● **DATA**
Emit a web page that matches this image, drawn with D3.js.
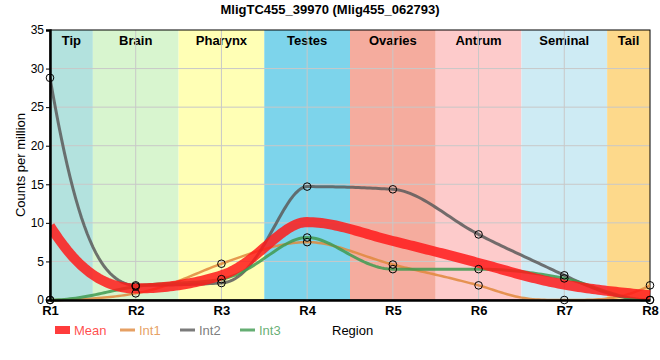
<!DOCTYPE html>
<html><head><meta charset="utf-8">
<script src="https://cdn.jsdelivr.net/npm/d3@7"></script>
<style>body{margin:0;background:#fff}svg{display:block;font-family:"Liberation Sans",Arial,sans-serif}</style>
</head><body><svg id="c" width="660" height="360"></svg>
<script>
const categories = ["R1","R2","R3","R4","R5","R6","R7","R8"];
const tissues = ["Tip","Brain","Pharynx","Testes","Ovaries","Antrum","Seminal","Tail"];
const tissueColors = ["#b3e2de","#d8f5cf","#ffffb5","#7dd4eb","#f5ac9e","#fdcbcb","#ceebf4","#fdd98b"];
const meanVals = [9.6, 1.5, 3.2, 10.1, 7.65, 4.8, 2.0, 0.63];
const int1 = [0, 0.86, 4.7, 7.5, 4.6, 1.9, 0, 1.9];
const int2 = [28.8, 1.9, 2.2, 14.7, 14.35, 8.5, 3.2, 0];
const int3 = [0, 1.75, 2.7, 8.1, 4.0, 4.0, 2.8, 0];
const yTicks = [0,5,10,15,20,25,30,35];
const seriesNames = ["Mean","Int1","Int2","Int3"];
const seriesColors = ["#ff1a1a","#e0883c","#5a5a5a","#3f9a50"];

const svg = d3.select("#c");
const L=50,R=650,T=30,B=300;
const x = d3.scalePoint().domain(categories).range([L,R]);
const xi = d3.scaleLinear().domain([0,categories.length-1]).range([L,R]);
const y = d3.scaleLinear().domain([0,35]).range([B,T]);

// smooth curve: monotone cubic in sqrt space (rendering only)
function smoothPath(vals){
  const v = vals.map(Math.sqrt), n=v.length;
  const s = []; for(let i=0;i<n-1;i++) s.push(v[i+1]-v[i]);
  const m = new Array(n);
  for(let i=1;i<n-1;i++){
    const a=s[i-1], b=s[i], p=(a+b)/2;
    m[i]=(Math.sign(a)+Math.sign(b))*Math.min(Math.abs(a),Math.abs(b),0.5*Math.abs(p))||0;
  }
  m[0]=(3*s[0]-m[1])/2; m[n-1]=(3*s[n-2]-m[n-2])/2;
  const pts=[];
  for(let i=0;i<n-1;i++){
    const steps=30;
    for(let k=(i?1:0);k<=steps;k++){
      const t=k/steps,t2=t*t,t3=t2*t;
      const f=(2*t3-3*t2+1)*v[i]+(t3-2*t2+t)*m[i]+(-2*t3+3*t2)*v[i+1]+(t3-t2)*m[i+1];
      pts.push([i+t, f*f]);
    }
  }
  return d3.line().x(d=>xi(d[0])).y(d=>y(d[1]))(pts);
}

// bands
tissues.forEach((t,i)=>{
  const a = xi(Math.max(0,i-0.5)), b = xi(Math.min(categories.length-1,i+0.5));
  svg.append("rect").attr("x",a).attr("y",T).attr("width",b-a).attr("height",B-T).attr("fill",tissueColors[i]);
  svg.append("text").attr("x",(a+b)/2).attr("y",T+15).attr("text-anchor","middle")
    .attr("font-size",13).attr("font-weight","bold").text(t);
});
// grid
yTicks.slice(1,-1).forEach(v=>svg.append("line").attr("x1",L).attr("x2",R).attr("y1",y(v)).attr("y2",y(v)).attr("stroke","#c8c8c8"));
categories.slice(1,-1).forEach(c=>svg.append("line").attr("x1",x(c)).attr("x2",x(c)).attr("y1",T).attr("y2",B).attr("stroke","#c8c8c8"));

// frame
svg.append("rect").attr("x",L).attr("y",T).attr("width",R-L).attr("height",B-T).attr("fill","none").attr("stroke","#000");

svg.append("defs").append("clipPath").attr("id","clip").append("rect").attr("x",L).attr("y",T-5).attr("width",R-L+5).attr("height",B-T+10);

const g = svg.append("g").attr("clip-path","url(#clip)");
const all = [meanVals,int1,int2,int3];
const widths=[10,2.5,3,3];
[1,2,3].forEach(k=>g.append("path").attr("d",smoothPath(all[k])).attr("fill","none").attr("stroke",seriesColors[k]).attr("stroke-width",widths[k]).attr("stroke-opacity",0.85));
g.append("path").attr("d",smoothPath(meanVals)).attr("fill","none").attr("stroke",seriesColors[0]).attr("stroke-width",widths[0]).attr("stroke-opacity",0.85);

// points
[int1,int2,int3].forEach(s=>{
  svg.append("g").selectAll("circle").data(s).join("circle")
    .attr("cx",(d,i)=>x(categories[i])).attr("cy",d=>y(d)).attr("r",3.8)
    .attr("fill","none").attr("stroke","#000").attr("stroke-width",1);
});

// axes
const ya = svg.append("g").attr("transform",`translate(${L},0)`).call(d3.axisLeft(y).tickValues(yTicks).tickSize(4).tickPadding(2));
ya.select(".domain").attr("stroke","#000").attr("stroke-width",2.5);
ya.selectAll("text").attr("font-size",12).attr("font-family","Liberation Sans,Arial,sans-serif").attr("fill","#000");
const xa = svg.append("g").attr("transform",`translate(0,${B})`).call(d3.axisBottom(x).tickSize(0).tickPadding(6));
xa.select(".domain").attr("stroke","#000").attr("stroke-width",2.5);
xa.selectAll("text").attr("font-size",13).attr("font-weight","bold").attr("font-family","Liberation Sans,Arial,sans-serif").attr("fill","#000");

// title & labels
svg.append("text").attr("x",330).attr("y",14).attr("text-anchor","middle").attr("font-size",13).attr("font-weight","bold").text("MligTC455_39970 (Mlig455_062793)");
svg.append("text").attr("transform","translate(25,165) rotate(-90)").attr("text-anchor","middle").attr("font-size",13).text("Counts per million");
svg.append("text").attr("x",332).attr("y",335).attr("font-size",13).text("Region");

// legend
const lx=[55,120,180,240];
seriesNames.forEach((n,i)=>{
  if(i===0) svg.append("rect").attr("x",lx[i]).attr("y",326).attr("width",15).attr("height",8).attr("fill",seriesColors[0]).attr("fill-opacity",0.85);
  else svg.append("line").attr("x1",lx[i]).attr("x2",lx[i]+15).attr("y1",330).attr("y2",330).attr("stroke",seriesColors[i]).attr("stroke-width",3).attr("stroke-opacity",0.8);
  svg.append("text").attr("x",lx[i]+19).attr("y",335).attr("font-size",13).attr("fill",seriesColors[i]).attr("fill-opacity",0.8).text(n);
});
</script></body></html>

● **GIVEN PROBLEM**
Are you able to set down all the lines above exactly, without any pictures?

● **RESPONSE FOR THIS EXERCISE**
Emit a web page that matches this image, drawn with D3.js.
<!DOCTYPE html>
<html><head><meta charset="utf-8">
<script src="https://cdn.jsdelivr.net/npm/d3@7"></script>
<style>body{margin:0;background:#fff}svg{display:block;font-family:"Liberation Sans",Arial,sans-serif}</style>
</head><body><svg id="c" width="660" height="360"></svg>
<script>
const categories = ["R1","R2","R3","R4","R5","R6","R7","R8"];
const tissues = ["Tip","Brain","Pharynx","Testes","Ovaries","Antrum","Seminal","Tail"];
const tissueColors = ["#b3e2de","#d8f5cf","#ffffb5","#7dd4eb","#f5ac9e","#fdcbcb","#ceebf4","#fdd98b"];
const meanVals = [9.6, 1.5, 3.2, 10.1, 7.65, 4.8, 2.0, 0.63];
const int1 = [0, 0.86, 4.7, 7.5, 4.6, 1.9, 0, 1.9];
const int2 = [28.8, 1.9, 2.2, 14.7, 14.35, 8.5, 3.2, 0];
const int3 = [0, 1.75, 2.7, 8.1, 4.0, 4.0, 2.8, 0];
const yTicks = [0,5,10,15,20,25,30,35];
const seriesNames = ["Mean","Int1","Int2","Int3"];
const seriesColors = ["#ff1a1a","#e0883c","#5a5a5a","#3f9a50"];

const svg = d3.select("#c");
const L=50,R=650,T=30,B=300;
const x = d3.scalePoint().domain(categories).range([L,R]);
const xi = d3.scaleLinear().domain([0,categories.length-1]).range([L,R]);
const y = d3.scaleLinear().domain([0,35]).range([B,T]);

// smooth curve: monotone cubic in sqrt space (rendering only)
function smoothPath(vals){
  const v = vals.map(Math.sqrt), n=v.length;
  const s = []; for(let i=0;i<n-1;i++) s.push(v[i+1]-v[i]);
  const m = new Array(n);
  for(let i=1;i<n-1;i++){
    const a=s[i-1], b=s[i], p=(a+b)/2;
    m[i]=(Math.sign(a)+Math.sign(b))*Math.min(Math.abs(a),Math.abs(b),0.5*Math.abs(p))||0;
  }
  m[0]=(3*s[0]-m[1])/2; m[n-1]=(3*s[n-2]-m[n-2])/2;
  const pts=[];
  for(let i=0;i<n-1;i++){
    const steps=30;
    for(let k=(i?1:0);k<=steps;k++){
      const t=k/steps,t2=t*t,t3=t2*t;
      const f=(2*t3-3*t2+1)*v[i]+(t3-2*t2+t)*m[i]+(-2*t3+3*t2)*v[i+1]+(t3-t2)*m[i+1];
      pts.push([i+t, f*f]);
    }
  }
  return d3.line().x(d=>xi(d[0])).y(d=>y(d[1]))(pts);
}

// bands
tissues.forEach((t,i)=>{
  const a = xi(Math.max(0,i-0.5)), b = xi(Math.min(categories.length-1,i+0.5));
  svg.append("rect").attr("x",a).attr("y",T).attr("width",b-a).attr("height",B-T).attr("fill",tissueColors[i]);
  svg.append("text").attr("x",(a+b)/2).attr("y",T+15).attr("text-anchor","middle")
    .attr("font-size",13).attr("font-weight","bold").text(t);
});
// grid
yTicks.slice(1,-1).forEach(v=>svg.append("line").attr("x1",L).attr("x2",R).attr("y1",y(v)).attr("y2",y(v)).attr("stroke","#c8c8c8"));
categories.slice(1,-1).forEach(c=>svg.append("line").attr("x1",x(c)).attr("x2",x(c)).attr("y1",T).attr("y2",B).attr("stroke","#c8c8c8"));

// frame
svg.append("rect").attr("x",L).attr("y",T).attr("width",R-L).attr("height",B-T).attr("fill","none").attr("stroke","#000");

svg.append("defs").append("clipPath").attr("id","clip").append("rect").attr("x",L).attr("y",T-5).attr("width",R-L+5).attr("height",B-T+10);

const g = svg.append("g").attr("clip-path","url(#clip)");
const all = [meanVals,int1,int2,int3];
const widths=[10,2.5,3,3];
[1,2,3].forEach(k=>g.append("path").attr("d",smoothPath(all[k])).attr("fill","none").attr("stroke",seriesColors[k]).attr("stroke-width",widths[k]).attr("stroke-opacity",0.85));
g.append("path").attr("d",smoothPath(meanVals)).attr("fill","none").attr("stroke",seriesColors[0]).attr("stroke-width",widths[0]).attr("stroke-opacity",0.85);

// points
[int1,int2,int3].forEach(s=>{
  svg.append("g").selectAll("circle").data(s).join("circle")
    .attr("cx",(d,i)=>x(categories[i])).attr("cy",d=>y(d)).attr("r",3.8)
    .attr("fill","none").attr("stroke","#000").attr("stroke-width",1);
});

// axes
const ya = svg.append("g").attr("transform",`translate(${L},0)`).call(d3.axisLeft(y).tickValues(yTicks).tickSize(4).tickPadding(2));
ya.select(".domain").attr("stroke","#000").attr("stroke-width",2.5);
ya.selectAll("text").attr("font-size",12).attr("font-family","Liberation Sans,Arial,sans-serif").attr("fill","#000");
const xa = svg.append("g").attr("transform",`translate(0,${B})`).call(d3.axisBottom(x).tickSize(0).tickPadding(6));
xa.select(".domain").attr("stroke","#000").attr("stroke-width",2.5);
xa.selectAll("text").attr("font-size",13).attr("font-weight","bold").attr("font-family","Liberation Sans,Arial,sans-serif").attr("fill","#000");

// title & labels
svg.append("text").attr("x",330).attr("y",14).attr("text-anchor","middle").attr("font-size",13).attr("font-weight","bold").text("MligTC455_39970 (Mlig455_062793)");
svg.append("text").attr("transform","translate(25,165) rotate(-90)").attr("text-anchor","middle").attr("font-size",13).text("Counts per million");
svg.append("text").attr("x",332).attr("y",335).attr("font-size",13).text("Region");

// legend
const lx=[55,120,180,240];
seriesNames.forEach((n,i)=>{
  if(i===0) svg.append("rect").attr("x",lx[i]).attr("y",326).attr("width",15).attr("height",8).attr("fill",seriesColors[0]).attr("fill-opacity",0.85);
  else svg.append("line").attr("x1",lx[i]).attr("x2",lx[i]+15).attr("y1",330).attr("y2",330).attr("stroke",seriesColors[i]).attr("stroke-width",3).attr("stroke-opacity",0.8);
  svg.append("text").attr("x",lx[i]+19).attr("y",335).attr("font-size",13).attr("fill",seriesColors[i]).attr("fill-opacity",0.8).text(n);
});
</script></body></html>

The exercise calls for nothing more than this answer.